Император больше всякого другого осуждал преступления революции и самое революцию. В связи с этим он более или менее отрицательно относился к представителям старого двора, принимавшим участие в ней, и часто говорил мне о них, не очень стесняясь в выражениях. Он хотел учредить институт пэров и превратить прекрасное здание церкви Магдалины, которое должно было служить «храмом славы», в великий искупительный памятник, очищающий от деяний революции; таковы были две идеи, которые он постоянно выдвигал и которыми был очень занят. Он собирался воздвигнуть там памятники Людовику XVI, королеве и всем жертвам, погибшим во время революции.
Император не прощал людям, пользовавшимся своей должностью, чтобы составить состояние и выжимать соки из страны, в которой они занимали командные или административные посты, а еще менее он прощал тем, кто торговал своим мнимым влиянием. Он с презрением говорил о маршале Брюне и никогда не упоминал имени Бурьена[306], не сопроводив его эпитетом «этот плут». Они не были единственными, о которых он так говорил…

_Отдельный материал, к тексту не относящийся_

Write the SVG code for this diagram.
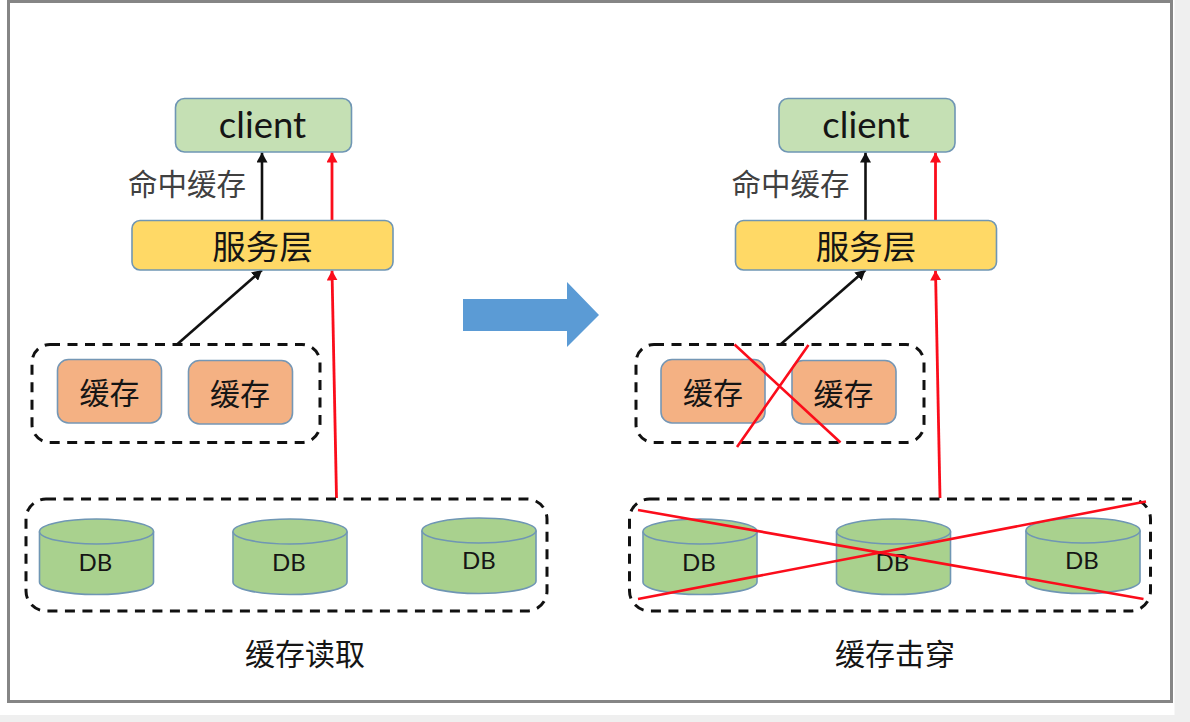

Можно сказать, что император принадлежал к типу тех людей, которых во время революции называли «аристократами». Его рассуждения наводили даже на мысль, что такие взгляды были у него еще до его прихода к власти, хотя не всегда они лежали в основе его поведения. Роялист из хартуэллского двора не мог бы говорить о Бурбонах, о революции и ее бедах с более ярко выраженным чувством и с более искренним сожалением, чем император, но он всегда дополнял эти рассуждения соображениями государственного человека и подчеркивал, что надо воспользоваться всем тем, что революция дала великого и полезного.